Parfois, des talents exceptionnels peuvent émerger du néant. Des vocalistes, instrumentistes, et auteur-compositeurs hors-normes peuvent se révéler du jour au lendemain, à la faveur d’une vidéo postée sur les réseaux sociaux, d’un télé-crochet ou d’une rencontre fortuite avec un producteur. Mais à la première écoute de cet album de King Garbage, on se dit qu’un travail aussi abouti ne peut pas sortir de nulle part. Alors pourquoi est-ce qu’on n’a jamais entendu parler de ce groupe avant de recevoir cette énorme claque ?
Renseignements pris, le groupe ne sort effectivement pas d’un quelconque chapeau magique surgi des abysses inexplorés de la musique. Le duo derrière ce nom énigmatique a déjà co-écrit et produit des chansons pour The Weeknd, SZA, Travis Scott ou encore Ellie Goulding, ce qui pèse quand même quelques dizaines de millions d’albums vendus (ou quelques milliards de streams).
On comprend mieux le savoir-faire insolent affichée sur « Heavy Metal Greasy Love », qui comme toute technique parfaitement maîtrisée, sert à paver son propre chemin en s’épargnant les effets spectaculaires et les démonstrations inutiles.
Cet album affirme sa volonté d’être inclassable, de faire résonner des merveilles de subtilité tout en donnant l’impression d’avoir été enregistré dans une chambre à coucher. Il convoque des influences rétro, mais avec une manière très contemporaine de les déstructurer.
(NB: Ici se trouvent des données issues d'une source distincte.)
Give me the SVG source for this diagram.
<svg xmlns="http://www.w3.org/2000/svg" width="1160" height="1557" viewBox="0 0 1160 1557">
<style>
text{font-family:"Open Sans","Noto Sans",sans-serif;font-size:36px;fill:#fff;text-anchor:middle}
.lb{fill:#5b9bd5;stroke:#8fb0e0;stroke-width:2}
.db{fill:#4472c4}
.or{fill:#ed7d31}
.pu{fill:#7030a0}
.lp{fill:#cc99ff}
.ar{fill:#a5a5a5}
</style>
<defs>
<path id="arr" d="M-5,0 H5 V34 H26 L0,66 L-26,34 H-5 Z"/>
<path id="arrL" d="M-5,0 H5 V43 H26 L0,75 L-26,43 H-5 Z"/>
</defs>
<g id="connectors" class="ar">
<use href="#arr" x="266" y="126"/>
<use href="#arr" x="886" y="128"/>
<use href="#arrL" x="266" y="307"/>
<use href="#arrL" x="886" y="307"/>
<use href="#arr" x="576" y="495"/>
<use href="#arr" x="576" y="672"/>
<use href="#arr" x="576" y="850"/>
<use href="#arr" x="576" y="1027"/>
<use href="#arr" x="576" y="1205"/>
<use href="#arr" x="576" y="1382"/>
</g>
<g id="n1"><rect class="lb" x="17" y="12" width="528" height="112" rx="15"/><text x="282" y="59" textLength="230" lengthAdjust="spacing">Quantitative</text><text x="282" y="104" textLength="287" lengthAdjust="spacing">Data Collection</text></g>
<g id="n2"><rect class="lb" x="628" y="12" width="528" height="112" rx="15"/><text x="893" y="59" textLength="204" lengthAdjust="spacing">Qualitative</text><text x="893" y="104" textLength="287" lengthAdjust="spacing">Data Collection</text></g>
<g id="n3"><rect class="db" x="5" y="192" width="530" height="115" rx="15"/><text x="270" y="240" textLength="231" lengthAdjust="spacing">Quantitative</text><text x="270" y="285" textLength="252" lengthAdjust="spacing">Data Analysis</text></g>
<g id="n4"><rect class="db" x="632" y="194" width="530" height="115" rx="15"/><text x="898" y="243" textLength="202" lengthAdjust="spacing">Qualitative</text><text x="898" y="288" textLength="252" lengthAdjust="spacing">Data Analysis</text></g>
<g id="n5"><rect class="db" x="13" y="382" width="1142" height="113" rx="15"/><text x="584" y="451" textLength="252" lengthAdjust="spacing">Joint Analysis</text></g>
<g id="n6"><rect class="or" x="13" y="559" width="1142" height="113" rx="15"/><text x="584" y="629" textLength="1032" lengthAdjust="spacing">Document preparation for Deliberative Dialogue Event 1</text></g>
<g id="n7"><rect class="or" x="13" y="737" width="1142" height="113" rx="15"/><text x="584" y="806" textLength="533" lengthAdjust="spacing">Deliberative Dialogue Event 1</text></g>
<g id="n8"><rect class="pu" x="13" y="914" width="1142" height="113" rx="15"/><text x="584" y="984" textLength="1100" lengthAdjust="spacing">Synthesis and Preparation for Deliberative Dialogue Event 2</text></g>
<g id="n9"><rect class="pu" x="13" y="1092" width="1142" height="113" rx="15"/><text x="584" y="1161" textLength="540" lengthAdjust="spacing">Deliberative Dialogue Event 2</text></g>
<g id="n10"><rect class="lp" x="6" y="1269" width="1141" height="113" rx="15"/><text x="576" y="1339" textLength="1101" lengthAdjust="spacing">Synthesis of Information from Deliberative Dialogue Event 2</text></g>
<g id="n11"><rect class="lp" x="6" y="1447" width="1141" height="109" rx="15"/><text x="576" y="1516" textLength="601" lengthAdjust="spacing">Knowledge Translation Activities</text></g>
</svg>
C’est un lieu d’expérimentations sonores qui fournit des idées à la pelle pour réinventer la production musicale et la faire sortir de ses automatismes désincarnés, un manifeste où la basse fidélité, l’inventivité structurelle et l’imagination rythmique apportent un grain organique salvateur pour toutes les oreilles attentives.
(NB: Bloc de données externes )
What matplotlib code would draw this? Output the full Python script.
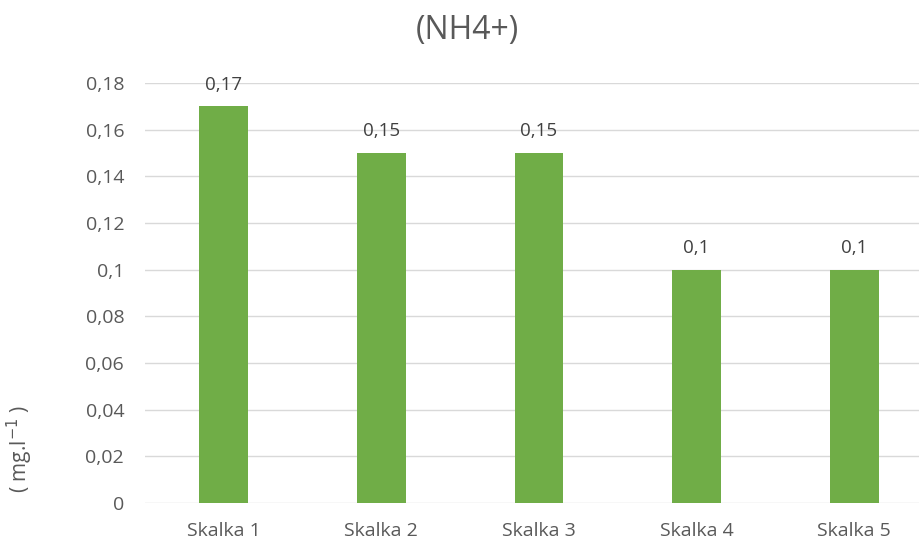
import matplotlib.pyplot as plt
from matplotlib.ticker import FuncFormatter

plt.rcParams['font.family'] = ['Open Sans', 'DejaVu Sans']

categories = ["Skalka 1", "Skalka 2", "Skalka 3", "Skalka 4", "Skalka 5"]
values = [0.17, 0.15, 0.15, 0.1, 0.1]
value_labels = ["0,17", "0,15", "0,15", "0,1", "0,1"]
yticks = [0, 0.02, 0.04, 0.06, 0.08, 0.1, 0.12, 0.14, 0.16, 0.18]

W, H = 920, 542
fig = plt.figure(figsize=(W / 100, H / 100), dpi=100)
# plot area in pixels: left 145, right 933 (cropped), top y=83 (0.18), bottom y=503 (0)
ax = fig.add_axes([145 / W, (H - 503) / H, (933 - 145) / W, (503 - 83) / H])

grey = '#595959'
x = range(len(categories))
bars = ax.bar(x, values, width=0.31, color='#70AD47', zorder=3)

for b, lab in zip(bars, value_labels):
    ax.annotate(lab, (b.get_x() + b.get_width() / 2, b.get_height()),
                xytext=(0, 9), textcoords='offset points', ha='center', va='bottom',
                fontsize=13.5, color='#404040')

ax.set_xlim(-0.5, len(categories) - 0.5)
ax.set_ylim(0, 0.18)
ax.set_yticks(yticks)
ax.yaxis.set_major_formatter(FuncFormatter(lambda v, p: ('%g' % round(v, 2)).replace('.', ',')))
ax.set_xticks(list(x))
ax.set_xticklabels(categories)
ax.tick_params(axis='y', length=0, pad=15, labelsize=14, labelcolor=grey)
ax.tick_params(axis='x', length=0, pad=14, labelsize=14, labelcolor=grey)
ax.grid(axis='y', color='#D9D9D9', linewidth=1, zorder=0)
for s in ax.spines.values():
    s.set_visible(False)

fig.text(467 / W, 1 - 30 / H, "(NH4+)", ha='center', va='center', fontsize=23, color=grey)
fig.text(20 / W, 1 - 449 / H, "( mg.l$^{-1}$ )", ha='center', va='center', rotation=90,
         fontsize=15, color=grey)

fig.savefig('out.png', dpi=100)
Chaque titre réserve des trouvailles surprenantes et des évolutions inattendues, et pourtant tout est parfaitement à sa place, dans une mécanique d’horloger où chaque pièce a son importance. Y compris sur la singulière ballade tropicale « Busy On A Saturday Night ».
Un dernier détail achève de rendre ce disque irrésistible : son chanteur. Souvent, les travailleurs de l’ombre de l’industrie musicale livrent des galettes tout à fait respectables, mais ont rarement une voix qui s’alignent avec leurs aspirations artistiques. Ce n’est pas le cas de King Garbage. Vic Dimotsis est non seulement un batteur fantastique, mais sa voix est chaleureuse, expressive et versatile, ajoutant l’âme nécessaire pour parfaire l’ensemble et faire de « Heavy Metal Greasy Love » l’une des sorties les plus mémorables de cette année.